The World Health Organization calls it the worst outbreak of Marburg ever recorded. The virus has killed 90 percent of those infected. Marburg and Ebola are from the same family of viruses. There is no known cure and early treatment provides the best chance of recovery.

At the U.S. National Institutes of Health, Dr. Anthony Fauci is one of the world's leading authorities on infectious diseases. He says the Marburg virus is spread by close contact with an infected person.

"What actually can transmit it is when you get exposed to the bodily secretions or excretions: urine, feces, vomitus, what have you. Certainly, theoretically, it could be a single drop of of sweat, but that's extremely unlikely. What we're talking about is family members or health care providers who are in there taking care of the person as they are vomiting, having diarrhea, bleeding from the mouth. So you have to have very close contact with the individual," says Dr.Fauci.

Some health workers in Angola wear protective gear to keep from getting infected.
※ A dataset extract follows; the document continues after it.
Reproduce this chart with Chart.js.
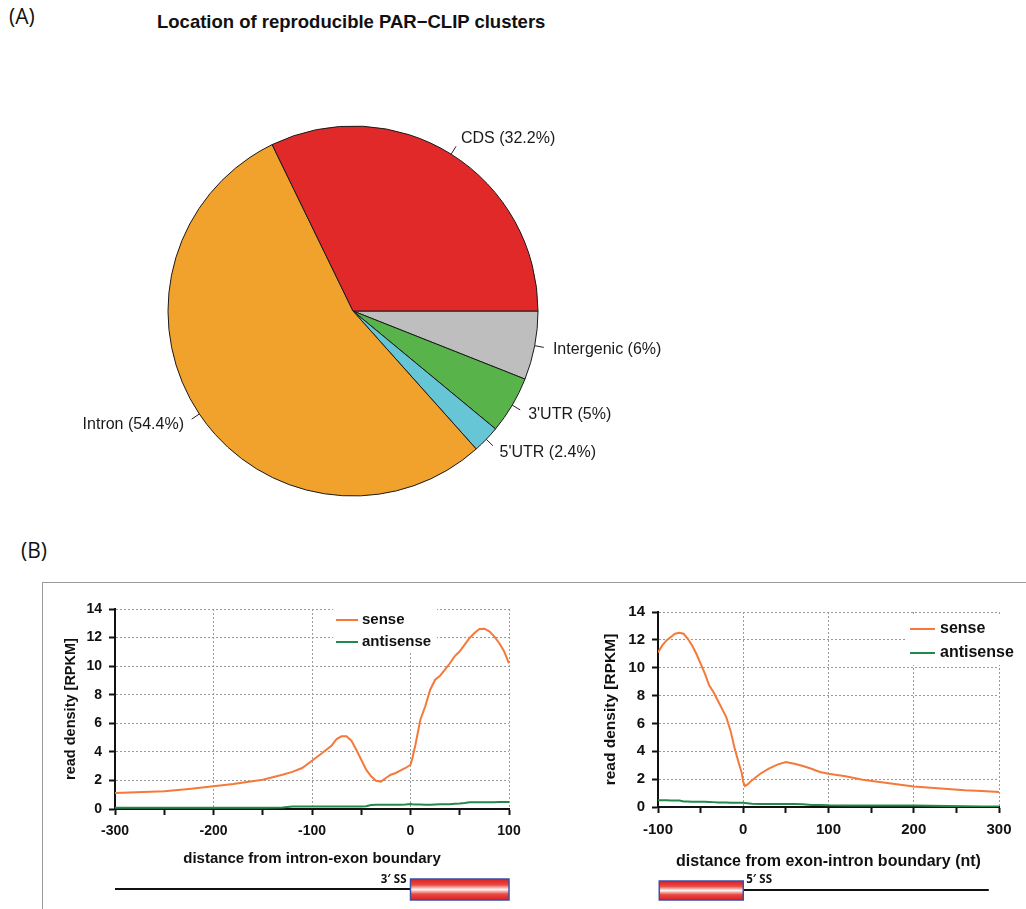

The WHO is trying to improve early detection and to quarantine people who are infected. Earlier, the WHO's Dr. Mike Ryan said health workers are having an impact on the virus, although it is far from under control.

"We are breaking the chain of transmission. However, this is a very complicated situation. Breaking the cycle of transmission in hemorrhagic fever requires systematic contact tracing, as many of you will have seen during SARS. Doing this kind of detailed day-to-day follow-up of hundreds of contacts in the context of Angola is difficult," says Dr. Ryan.

As with the outbreak of Ebola in Congo in 1998, normal burial rites may have to be avoided. Dr. Ryan says for these efforts to succeed, they have to get the community involved.

Although Marburg is highly infectious, Dr. Fauci says the virus is unlikely to spread around the world like the SARS virus did by air travelers. He says anyone who could transmit the Marburg virus would be too sick to board a plane.